The _uvula dentata_ is just a psychoanalysts' myth.


----------



## Balthazar (Aug 30, 2014)

Dim7 said:


> I had to go to speech therapy to learn alveolar trill as a child.


That's why my forebears undertook the dangerous voyage to the New World.


----------



## Dim7 (Apr 24, 2009)

Thanks Taggart for fixing the poll.


----------



## Rhombic (Oct 28, 2013)

Alveolar trill OBVIOUSLY. I can't stand the uvular r, regardless of trill or flap. Ugh. Duh.


----------



## Huilunsoittaja (Apr 6, 2010)

Alveolar trill sounds the best for flutter-tonguing, including on the flute. I use it all the time, not the uvular type.


----------



## Woodduck (Mar 17, 2014)

Is the soft "r" produced by a single stroke of the tip of the tongue against the hard palate, as heard between vowels in words such as the Italian "caro," classified as a form of the alveolar trill? It doesn't really trill the way the "r" in "bravo" does.

I'll call it the "tongue-tip flip." I like it.


----------



## Dim7 (Apr 24, 2009)

Ah yes, that would be alveolar tap/flap. Spanish might be even better example, as caro with a trill would be actually incorrect and an entirely different word, "carro". That is also how intervocalic, unstressed t/d is typically pronounced in American English. Also how the Japanese 'r' is pronounced most of the time.


----------



## Potiphera (Mar 24, 2011)

Alveolar trill , like the Scottish Grrrrrreat !

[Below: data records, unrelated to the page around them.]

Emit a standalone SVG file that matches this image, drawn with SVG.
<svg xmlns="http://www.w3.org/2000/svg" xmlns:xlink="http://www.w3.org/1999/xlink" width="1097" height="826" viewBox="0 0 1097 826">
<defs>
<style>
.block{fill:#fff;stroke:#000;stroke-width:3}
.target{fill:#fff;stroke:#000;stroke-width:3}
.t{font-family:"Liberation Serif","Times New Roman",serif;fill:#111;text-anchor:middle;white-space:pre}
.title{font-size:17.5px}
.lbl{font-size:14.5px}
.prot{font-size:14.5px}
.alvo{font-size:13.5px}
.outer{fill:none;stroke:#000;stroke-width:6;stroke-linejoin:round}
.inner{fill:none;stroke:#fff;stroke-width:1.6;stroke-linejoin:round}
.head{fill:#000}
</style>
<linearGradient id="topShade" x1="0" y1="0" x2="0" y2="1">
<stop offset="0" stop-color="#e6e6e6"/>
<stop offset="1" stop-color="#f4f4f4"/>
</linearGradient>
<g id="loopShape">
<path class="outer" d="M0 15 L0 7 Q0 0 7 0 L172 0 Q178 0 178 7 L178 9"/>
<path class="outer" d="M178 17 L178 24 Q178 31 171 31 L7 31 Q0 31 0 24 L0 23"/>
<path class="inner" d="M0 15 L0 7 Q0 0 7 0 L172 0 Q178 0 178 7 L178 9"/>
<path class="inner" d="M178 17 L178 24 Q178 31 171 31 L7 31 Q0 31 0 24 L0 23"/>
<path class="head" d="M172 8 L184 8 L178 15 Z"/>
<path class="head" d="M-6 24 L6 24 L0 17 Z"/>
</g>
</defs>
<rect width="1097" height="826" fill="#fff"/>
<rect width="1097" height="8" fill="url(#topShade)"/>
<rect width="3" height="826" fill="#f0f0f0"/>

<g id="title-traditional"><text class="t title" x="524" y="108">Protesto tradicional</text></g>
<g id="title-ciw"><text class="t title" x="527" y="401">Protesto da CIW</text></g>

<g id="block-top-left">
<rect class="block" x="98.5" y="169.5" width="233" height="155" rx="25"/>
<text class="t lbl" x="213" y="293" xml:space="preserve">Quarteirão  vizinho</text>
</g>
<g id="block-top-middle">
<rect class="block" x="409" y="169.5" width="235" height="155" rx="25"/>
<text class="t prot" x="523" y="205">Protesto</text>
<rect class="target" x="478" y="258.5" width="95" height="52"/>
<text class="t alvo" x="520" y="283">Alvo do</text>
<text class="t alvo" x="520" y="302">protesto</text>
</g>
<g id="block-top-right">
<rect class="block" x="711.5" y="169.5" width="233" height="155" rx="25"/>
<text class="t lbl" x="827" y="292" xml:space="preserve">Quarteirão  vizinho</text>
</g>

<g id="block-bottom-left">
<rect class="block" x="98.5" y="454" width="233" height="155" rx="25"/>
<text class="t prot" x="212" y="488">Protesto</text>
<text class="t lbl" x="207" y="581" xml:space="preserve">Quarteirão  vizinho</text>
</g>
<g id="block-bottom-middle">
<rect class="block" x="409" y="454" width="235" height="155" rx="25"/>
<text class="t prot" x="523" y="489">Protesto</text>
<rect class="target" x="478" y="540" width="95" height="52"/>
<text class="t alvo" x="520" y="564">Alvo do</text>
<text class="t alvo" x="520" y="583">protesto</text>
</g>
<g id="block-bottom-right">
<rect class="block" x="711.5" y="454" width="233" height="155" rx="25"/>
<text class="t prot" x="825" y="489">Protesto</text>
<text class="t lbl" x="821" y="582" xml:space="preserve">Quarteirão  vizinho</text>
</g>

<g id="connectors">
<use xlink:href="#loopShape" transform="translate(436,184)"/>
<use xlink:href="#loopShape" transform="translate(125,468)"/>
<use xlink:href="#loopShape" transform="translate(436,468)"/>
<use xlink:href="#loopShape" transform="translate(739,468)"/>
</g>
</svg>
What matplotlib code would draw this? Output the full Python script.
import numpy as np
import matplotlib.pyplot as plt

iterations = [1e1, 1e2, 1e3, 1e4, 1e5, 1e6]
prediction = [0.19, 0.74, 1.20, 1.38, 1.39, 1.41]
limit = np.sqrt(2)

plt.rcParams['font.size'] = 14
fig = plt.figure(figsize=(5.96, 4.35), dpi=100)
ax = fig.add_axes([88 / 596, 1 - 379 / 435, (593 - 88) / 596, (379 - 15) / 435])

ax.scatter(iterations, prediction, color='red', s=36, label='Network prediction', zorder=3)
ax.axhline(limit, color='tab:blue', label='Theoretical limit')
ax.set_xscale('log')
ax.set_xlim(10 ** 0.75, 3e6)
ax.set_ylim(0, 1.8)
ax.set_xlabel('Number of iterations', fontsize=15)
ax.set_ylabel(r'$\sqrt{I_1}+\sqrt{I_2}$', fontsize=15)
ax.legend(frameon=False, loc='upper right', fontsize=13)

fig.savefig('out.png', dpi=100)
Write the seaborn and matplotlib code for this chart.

Some of my R's have become softer since being in England, such a s red, red robin, would be softer than if I said Great, green or grass. I'm a weird mixture!


----------



## Dim7 (Apr 24, 2009)

Alveolar trill is winning. I could go with Godwin's Law to explain why, but instead I'll say it's probably because it's used in opera. But then again, guess who liked opera....


----------



## Woodduck (Mar 17, 2014)

Dim7 said:


> Alveolar trill is winning. I could go with Godwin's Law to explain why, but instead I'll say it's probably because it's used in opera. But then again, guess who liked opera....


Who? Alveolus? ....


----------



## Tristan (Jan 5, 2013)

What about the alveolar tap? I enjoy that one in languages like Japanese and my own conlang. Although sometimes that sound is more of a "d" than an "r". 

My favorite is probably the alveolar trill, however. It's so sexy when sung


----------



## SixFootScowl (Oct 17, 2011)

Just sounds like a lot of noise or sounds kids try to make just to be weird. I picked the first one as it sounded the least weird.

Where did you ever come up with this stuff?


----------



## starthrower (Dec 11, 2010)

Florestan said:


> Where did you ever come up with this stuff?


Must have been a rich kid and gone to an Ivy League school.


----------



## Dim7 (Apr 24, 2009)

All these rhotics can be heard in Dutch, I think.


----------



## Potiphera (Mar 24, 2011)

Remember Ertha Kitt? she used to purrrrrrrr and roll her R's.

She is very funny as Cat Woman.


----------



## starthrower (Dec 11, 2010)

^^^
Funny, but not Eartha Kitt.


----------



## Guest (Aug 21, 2016)

Dim7 said:


> Rhotic consonant is basically a consonant that is written as "r".
> Here are the different rhotics pronounced (in the same order as below and as in the poll): http://vocaroo.com/i/s17srptsqtEh
> 
> *(Post-)alveolar approximant:* as in English, can be retroflex approximant as well, which is also how r is often pronounced in Mandarin Chinese.
> ...


Some of these sounds can be heard in *Trevor Wishart's* extended vocal technique masterpiece *Anticredos*.
Here's a link to the work:

__
https://soundcloud.com/liv-runesdatter%2Fsong-circus-performing


----------



## Potiphera (Mar 24, 2011)

message deleted.


----------



## Dim7 (Apr 24, 2009)

I've always wondered is the TC member DeepR's username a reference to uvular rhotics?


----------



## Ingélou (Feb 10, 2013)

I love the alveolar trill & voted for it - it's heard quite a lot in the Scots dialect too. 
I only wish I could produce one - but I was born with a short string to my tongue & have lived my whole life as a lisper! 

(And if you don't give me exactly what I want, I'm going to thcream & thcream & thcream until I'm *thick*!)